最新動向/市場予測

医師の働き方改革を踏まえた製薬/医療機器メーカーの在り方

メーカーの責務を果たし続けるために

2024年4月に施行された医師の働き方改革により、時間外労働の上限規制、追加的健康確保措置が実施されました。これにより、各医療機関内の医療従事者の働き方の変化だけにとどまらず地域医療体制の変化が生じることが予測されます。デロイト トーマツはこれまで多数の製薬・医療機器メーカーに対し、幅広い対応策の構想および実施を支援してきた実績を踏まえ、医師の働き方改革の概要から斯様な環境変化によって求められる製薬・医療機器メーカーのアクションについて紹介します。

医師の働き方改革が施行された背景

これまでの我が国の医療は医師の長時間労働により支えられてきた。今後、少子化に伴う医療の担い手の減少が進む中で、医師個人に対する負担がさらに増加することが予想される。こうした中、医師が健康に働き続けることのできる環境を整備することは、患者・国民に対して提供される医療の質・安全を確保すると同時に、持続可能な医療提供体制を維持していく上で重要である。このような背景を受けて、2024年4月から始まる医師の働き方改革として、時間外労働の上限規制、追加的健康確保措置が設定された。

 

医師の働き方改革の動向

2024年4月より、医師の時間外・休日労働の上限規制(いわゆる医師の働き方改革)がスタートし、各医療機関によって適用される労働時間のルールが変わった。具体的には年960時間を超える時間外労働は、都道府県知事の指定を受けた医療機関に従事する医師(連携B・B・C-1・C-2水準の適用医師)のみ可能となった。また、時間外・休日労働の上限規制に留まらず追加的健康確保措置が設定された。これを受けて各医療機関は労働時間管理対策、タスク・シフトなどの取り組みを進めている。

 

製薬・医療機器メーカーが執るべきアプローチとその対応

働き方改革の影響から生じる各医療機関における変化はHCPニーズの変化に始まり、医療機関に対する製薬・医療機器メーカーの医療機関におけるプレゼンスの変化にまでつながることが予測される。このように医師の働き方改革は長期にわたる漸進的な変化を医療機関にもたらし、製薬・医療機器メーカーは本社・現場の双方で時宜を捉えた対応策が求められる。対応策を早期に講じるか後手に回るかにより大きな差がつくことになると想定される。

対応策を講じるために想定されるハードルは大きく分けて①ターゲットの再構築②Go to Marketの見直し③チャネル・コンテンツの見直し④地域軸で見る自社バリューの最大化の4項目あると想定される。

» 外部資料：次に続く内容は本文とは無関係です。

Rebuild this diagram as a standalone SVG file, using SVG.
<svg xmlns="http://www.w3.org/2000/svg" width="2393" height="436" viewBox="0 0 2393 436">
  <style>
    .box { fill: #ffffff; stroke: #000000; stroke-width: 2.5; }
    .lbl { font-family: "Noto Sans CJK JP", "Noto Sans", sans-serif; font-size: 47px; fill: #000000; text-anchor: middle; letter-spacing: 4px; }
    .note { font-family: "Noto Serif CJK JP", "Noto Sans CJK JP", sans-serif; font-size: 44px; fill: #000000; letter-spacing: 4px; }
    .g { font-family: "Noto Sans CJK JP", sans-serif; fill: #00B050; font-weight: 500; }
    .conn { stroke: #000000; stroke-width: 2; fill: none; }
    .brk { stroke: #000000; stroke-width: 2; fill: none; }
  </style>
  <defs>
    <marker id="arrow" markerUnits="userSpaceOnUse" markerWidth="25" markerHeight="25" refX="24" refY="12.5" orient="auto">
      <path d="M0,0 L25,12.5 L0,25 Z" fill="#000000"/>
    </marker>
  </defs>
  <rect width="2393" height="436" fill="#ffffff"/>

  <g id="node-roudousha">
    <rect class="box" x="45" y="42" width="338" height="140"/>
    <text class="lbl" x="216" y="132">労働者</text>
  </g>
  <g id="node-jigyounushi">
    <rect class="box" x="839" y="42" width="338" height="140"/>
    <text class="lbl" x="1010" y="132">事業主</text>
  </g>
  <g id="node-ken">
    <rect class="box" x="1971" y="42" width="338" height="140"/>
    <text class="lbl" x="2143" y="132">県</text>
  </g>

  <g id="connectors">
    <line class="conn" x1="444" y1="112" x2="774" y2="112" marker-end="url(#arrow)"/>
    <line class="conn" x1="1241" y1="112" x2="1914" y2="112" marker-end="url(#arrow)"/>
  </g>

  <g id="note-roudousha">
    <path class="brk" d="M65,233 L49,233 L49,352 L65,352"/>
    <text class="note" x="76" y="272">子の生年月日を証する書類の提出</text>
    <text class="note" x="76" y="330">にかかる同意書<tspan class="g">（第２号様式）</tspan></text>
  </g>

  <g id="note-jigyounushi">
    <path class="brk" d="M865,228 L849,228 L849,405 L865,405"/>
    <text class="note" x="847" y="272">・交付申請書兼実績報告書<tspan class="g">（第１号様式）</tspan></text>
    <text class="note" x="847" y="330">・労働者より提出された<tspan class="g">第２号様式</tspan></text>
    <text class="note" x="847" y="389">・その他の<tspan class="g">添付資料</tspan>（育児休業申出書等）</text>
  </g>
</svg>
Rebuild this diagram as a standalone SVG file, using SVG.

これらの想定されるハードルを考慮し、部門間で連携してステークホルダーを早期に巻き込めるアクションを執る必要がある。

 

最後に

製薬・医療機器メーカーにおいては医師の働き方改革によって生じる変化を受け、情報提供/情報収集活動を通じたメーカーとしての責務を果たすべく変革を進めることが求められる。その行動の追求はすなわち医療関係者のニーズに対する向き合い方を意味し、誠実に応えるメーカーには自由競争下での福音がもたらされることであろう。

デロイト トーマツ リスクアドバイザリーでは各社が患者および医療関係者という医療現場から選ばれる企業であり続けるために、変革シナリオを描き、社内改革を共に実行する体制を整えている。本資料が、各社の中で闊達な議論が交わされる機会となれば幸いである。